The value of foreign currency fluctuates relative to the value of the dollar. Having lived in Italy for nearly seven years, I am well aware of this fact. Other members of my immediate family, however, are not.
When we got here in August of 2002, it was possible to purchase a euro for 97.8 U.S. cents. Or so I believed when I presented myself at the Banca di Sicilia at 9 a.m. to convert $19,000 in traveller's checks and open an account. After a small computer glitch was resolved several hours later, the rate of the euro had risen to 99.6 U.S. cents, and I had lost $351 and considerable patience. It was then that I learned of the hefty fees imposed to close a bank account in Italy ($68, in my case).
Nonetheless, those were banner days and I gloated over our low rent and the inexpensive wine we drank. The price of wine has remained relatively reasonable during out stay here. Unfortunately, nothing else has. Each subsequent trip to the bank brought worse news: the euro quickly broke the dollar mark, reached $1.10 with ease, and soon forded that mighty river: $1.32.
This prompted a lecture. In our clan, it is a long-acknowledged truth that only I care what things cost. Why worry yourself with trivialities when Dad's there to fret and remind you the orange you're savoring cost the equivalent of 85 American cents? Still, I felt it my duty to sit the family down and explain that things were now 33% more expensive than when we'd arrived. "But prices haven't changed," said two of my less alert relatives in unison. "Right," I explained, "but they have for us because our money's in dollars." "Then why do I have all these?" asked my son, exposing a wallet thick with euros. I turned to my wife: "Why does he have all those?"
As the euro strengthened to $1.45, I awoke each day with a churning stomach. My daughter scolded me: "Stop looking at that stupid graph on the financial page of the paper. Is the value of the dollar all you care about?" "You're right," I smiled, "money doesn't really matter when you have enough." Then I read that Warren Buffett had bought millions in euros shortly before our arrival in Europe. He explained: "The euro had to go up." More churning.
Each item brought into the house raised my hackles. The price of fruit in an imprudently-purchased ceramic bowl ($38; wife) mocked me. I mentally calculated the value of the assorted bananas, pears, and apples, then sat in stunned silence. "Why's Dad staring at fruit?" asked my daughter. "He's counting," responded my son. A bright red rubber ball ($16; son) drew my ire as did a Christmas ornament ($9; daughter).
Then there was the fish. At $1.54 to the euro, I realized the flounder in front of us had cost more than $29. "Everyone stop eating," I barked, "this is an emergency. We are now at the point where it would be cheaper to consume all our meals in a mid-priced restaurant in Manhattan." My son brandished a lemon, made an unfunny joke, and was sent from the table.
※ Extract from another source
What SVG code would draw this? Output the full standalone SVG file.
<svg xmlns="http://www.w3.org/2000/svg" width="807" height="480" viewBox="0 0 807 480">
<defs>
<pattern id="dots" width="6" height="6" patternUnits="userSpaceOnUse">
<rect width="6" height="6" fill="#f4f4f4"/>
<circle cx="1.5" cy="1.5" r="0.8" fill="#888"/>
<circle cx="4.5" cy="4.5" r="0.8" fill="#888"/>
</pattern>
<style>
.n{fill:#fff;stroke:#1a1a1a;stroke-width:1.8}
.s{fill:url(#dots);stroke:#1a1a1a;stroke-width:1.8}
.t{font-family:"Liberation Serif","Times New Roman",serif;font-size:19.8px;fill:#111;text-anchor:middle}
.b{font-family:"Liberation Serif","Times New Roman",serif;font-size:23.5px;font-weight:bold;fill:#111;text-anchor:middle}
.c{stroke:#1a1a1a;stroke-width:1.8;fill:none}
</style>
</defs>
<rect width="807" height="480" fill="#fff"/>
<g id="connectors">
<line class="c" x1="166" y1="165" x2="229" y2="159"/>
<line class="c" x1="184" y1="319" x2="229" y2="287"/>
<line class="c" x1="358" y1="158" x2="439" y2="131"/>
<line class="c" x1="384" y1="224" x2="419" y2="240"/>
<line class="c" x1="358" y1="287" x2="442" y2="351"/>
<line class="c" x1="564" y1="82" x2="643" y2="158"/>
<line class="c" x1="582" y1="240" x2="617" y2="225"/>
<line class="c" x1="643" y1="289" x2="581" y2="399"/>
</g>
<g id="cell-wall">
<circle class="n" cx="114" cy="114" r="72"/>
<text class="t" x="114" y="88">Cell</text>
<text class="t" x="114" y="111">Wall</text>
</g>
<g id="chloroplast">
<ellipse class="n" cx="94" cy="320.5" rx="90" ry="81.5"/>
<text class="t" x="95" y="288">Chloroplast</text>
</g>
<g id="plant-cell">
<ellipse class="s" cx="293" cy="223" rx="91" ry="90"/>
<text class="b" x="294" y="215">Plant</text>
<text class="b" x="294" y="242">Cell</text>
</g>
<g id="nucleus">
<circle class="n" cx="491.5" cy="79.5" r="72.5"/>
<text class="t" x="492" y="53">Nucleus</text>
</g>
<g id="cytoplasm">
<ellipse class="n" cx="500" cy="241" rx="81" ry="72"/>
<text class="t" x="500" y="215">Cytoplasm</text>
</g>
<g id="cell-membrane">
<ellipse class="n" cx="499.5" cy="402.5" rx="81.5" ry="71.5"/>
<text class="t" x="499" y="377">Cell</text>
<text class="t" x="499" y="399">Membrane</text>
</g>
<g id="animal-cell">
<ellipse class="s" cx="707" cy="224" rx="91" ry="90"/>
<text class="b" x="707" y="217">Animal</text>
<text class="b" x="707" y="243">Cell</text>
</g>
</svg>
In 2008, when the euro surpassed $1.60, I bought a price scanner (calibrated to those at our local market) in order to ascertain what each product carried over our threshold had actually cost (duplicitous family members having long ago learned not to bring home receipts).
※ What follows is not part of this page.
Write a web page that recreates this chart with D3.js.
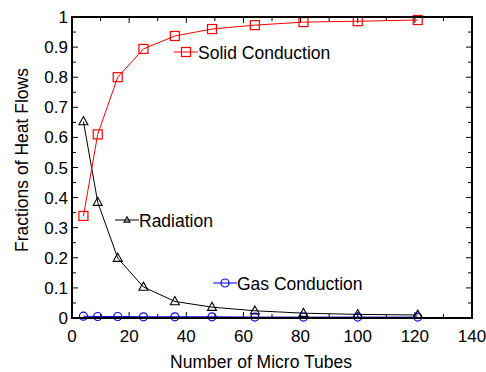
<!DOCTYPE html>
<html>
<head>
<meta charset="utf-8">
<script src="https://cdn.jsdelivr.net/npm/d3@7"></script>
<style>
  body { margin: 0; background: #fff; }
  svg { display: block; font-family: Arial, "Liberation Sans", sans-serif; }
</style>
</head>
<body>
<div id="chart"></div>
<script>
// number of micro tubes (same for every series)
const tubes = [4, 9, 16, 25, 36, 49, 64, 81, 100, 121];
const solidConduction = [0.339, 0.61, 0.80, 0.894, 0.937, 0.96, 0.973, 0.983, 0.986, 0.99];
const radiation = [0.653, 0.385, 0.199, 0.103, 0.055, 0.036, 0.024, 0.016, 0.012, 0.010];
const gasConduction = [0.006, 0.005, 0.005, 0.004, 0.004, 0.004, 0.003, 0.003, 0.003, 0.003];
const xTicks = [0, 20, 40, 60, 80, 100, 120, 140];
const yTicks = [0, 0.1, 0.2, 0.3, 0.4, 0.5, 0.6, 0.7, 0.8, 0.9, 1];

const width = 486, height = 372;
const margin = {top: 17, right: 14, bottom: 54, left: 72};

const svg = d3.select("#chart").append("svg")
    .attr("width", width)
    .attr("height", height);

const x = d3.scaleLinear().domain([0, 140]).range([margin.left, width - margin.right]);
const y = d3.scaleLinear().domain([0, 1]).range([height - margin.bottom, margin.top]);

// ticks all around, pointing inwards
const minorX = d3.range(0, 141, 10), minorY = d3.range(0, 1.001, 0.05);
const g = svg.append("g").attr("stroke", "#000").attr("stroke-width", 1);
minorX.forEach(v => {
    const len = v % 20 === 0 ? 6 : 4;
    g.append("line").attr("x1", x(v)).attr("x2", x(v)).attr("y1", y(0)).attr("y2", y(0) - len);
    g.append("line").attr("x1", x(v)).attr("x2", x(v)).attr("y1", y(1)).attr("y2", y(1) + len);
});
minorY.forEach((v, i) => {
    const len = i % 2 === 0 ? 6 : 4;
    g.append("line").attr("y1", y(v)).attr("y2", y(v)).attr("x1", x(0)).attr("x2", x(0) + len);
    g.append("line").attr("y1", y(v)).attr("y2", y(v)).attr("x1", x(140)).attr("x2", x(140) - len);
});

svg.append("g").selectAll("text").data(xTicks).enter().append("text")
    .attr("x", d => x(d)).attr("y", 342)
    .attr("text-anchor", "middle").style("font-size", "17px")
    .text(d => d);
svg.append("g").selectAll("text").data(yTicks).enter().append("text")
    .attr("x", 68).attr("y", d => y(d) + 6)
    .attr("text-anchor", "end").style("font-size", "17px")
    .text(d => d === 0 || d === 1 ? d : d.toFixed(1));

svg.append("text").attr("x", 261).attr("y", 368)
    .attr("text-anchor", "middle").style("font-size", "17.5px")
    .text("Number of Micro Tubes");
svg.append("text").attr("transform", "translate(28,160)rotate(-90)")
    .attr("text-anchor", "middle").style("font-size", "17.5px")
    .text("Fractions of Heat Flows");

const line = d3.line().x((d, i) => x(tubes[i])).y(d => y(d));

function square(sel, cx, cy, s, color) {
    sel.append("rect").attr("x", cx - s / 2).attr("y", cy - s / 2)
        .attr("width", s).attr("height", s)
        .attr("fill", "none").attr("stroke", color).attr("stroke-width", 1.2);
}
function triangle(sel, cx, cy, s, color) {
    const h = s * 0.9;
    sel.append("path")
        .attr("d", `M${cx},${cy - h * 0.6}L${cx + s / 2},${cy + h * 0.4}L${cx - s / 2},${cy + h * 0.4}Z`)
        .attr("fill", "none").attr("stroke", color).attr("stroke-width", 1.1);
}
function circle(sel, cx, cy, r, color) {
    sel.append("circle").attr("cx", cx).attr("cy", cy).attr("r", r)
        .attr("fill", "none").attr("stroke", color).attr("stroke-width", 1.2);
}

const series = [
    {values: gasConduction, color: "#0000ff", marker: (s, cx, cy) => circle(s, cx, cy, 4, "#0000ff")},
    {values: radiation, color: "#000000", marker: (s, cx, cy) => triangle(s, cx, cy, 9, "#000")},
    {values: solidConduction, color: "#ff0000", marker: (s, cx, cy) => square(s, cx, cy, 9, "#ff0000")}
];
series.forEach(sr => {
    const sg = svg.append("g");
    sg.append("path").attr("d", line(sr.values))
        .attr("fill", "none").attr("stroke", sr.color).attr("stroke-width", 1);
    sr.values.forEach((v, i) => sr.marker(sg, x(tubes[i]), y(v)));
});

// frame
svg.append("rect").attr("x", x(0)).attr("y", y(1))
    .attr("width", x(140) - x(0)).attr("height", y(0) - y(1))
    .attr("fill", "none").attr("stroke", "#000").attr("stroke-width", 2);

// inline labels
const labels = [
    {text: "Solid Conduction", lx: 174, ly: 52, color: "#ff0000", draw: (s, cx, cy) => square(s, cx, cy, 9, "#ff0000")},
    {text: "Radiation", lx: 115, ly: 220, color: "#000", draw: (s, cx, cy) => triangle(s, cx, cy, 6, "#000")},
    {text: "Gas Conduction", lx: 213, ly: 283, color: "#0000ff", draw: (s, cx, cy) => circle(s, cx, cy, 4, "#0000ff")}
];
labels.forEach(l => {
    const lg = svg.append("g");
    lg.append("line").attr("x1", l.lx).attr("x2", l.lx + 24).attr("y1", l.ly).attr("y2", l.ly)
        .attr("stroke", l.color).attr("stroke-width", 1);
    l.draw(lg, l.lx + 12, l.ly);
    lg.append("text").attr("x", l.lx + 24).attr("y", l.ly + 7)
        .style("font-size", "17.5px").text(l.text);
});
</script>
</body>
</html>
One afternoon, in response to what was perhaps an annoying query from me along the lines of, "How much did you pay for that ludicrously large soda?," my wife had the misfortune to answer, "Three dollars." "No," I said firmly, "you paid three euros." "Same thing," came her reply. Then, in a voice that woke a neighbor, I resorted to a modifier: "Euros are not fucking dollars. Three euros is four dollars and eighty fucking cents."
A cluster of grapes for which my son paid in excess of seven dollars precipitated my seizure of all financial responsibility. Without my written permission, no one else in the family is allowed to purchase: airline tickets, suntan lotion, meat, quality umbrellas or clothing, tickets to a concert featuring any artist under the age of 50 (subsequently raised to 70 after my daughter saw James Taylor in Padua), fruit grown in Chile, and anything imported from the United States or manufactured here under license from an American company (two boxes of Oreos and a pint of Haagen-Dazs; son).
When the euro hit $1.62, my wife started to notice: "This bathmat would have cost a lot less in the States." I stared at her. "What?" she asked, "Why are you clenching and unclenching your fists?" "It's nothing," I answered, "you said a true thing." "Well," she grinned, "at least there's an upside: Warren Buffett's making a ton. Wait," she said, eyeing me warily, "stop moving toward me. You look scary."
And then it stopped: the dollar started to fall. Like my worst enemy shoved from a great height on to a bed of nails, it plummeted: $1.55, $1.48, $1.42, $1.36, $1.28, $1.239672. I woke one morning and turned to my wife: "It's finished," I gasped, "no more churning." I'd been worse off than Italians for almost a decade; now I was finally luckier. I couldn't believe our good fortune. "Why is this happening?" I asked in a daze. "Don't you know?" she said, "The economy's tanking. There's a worldwide crisis. The good times are over."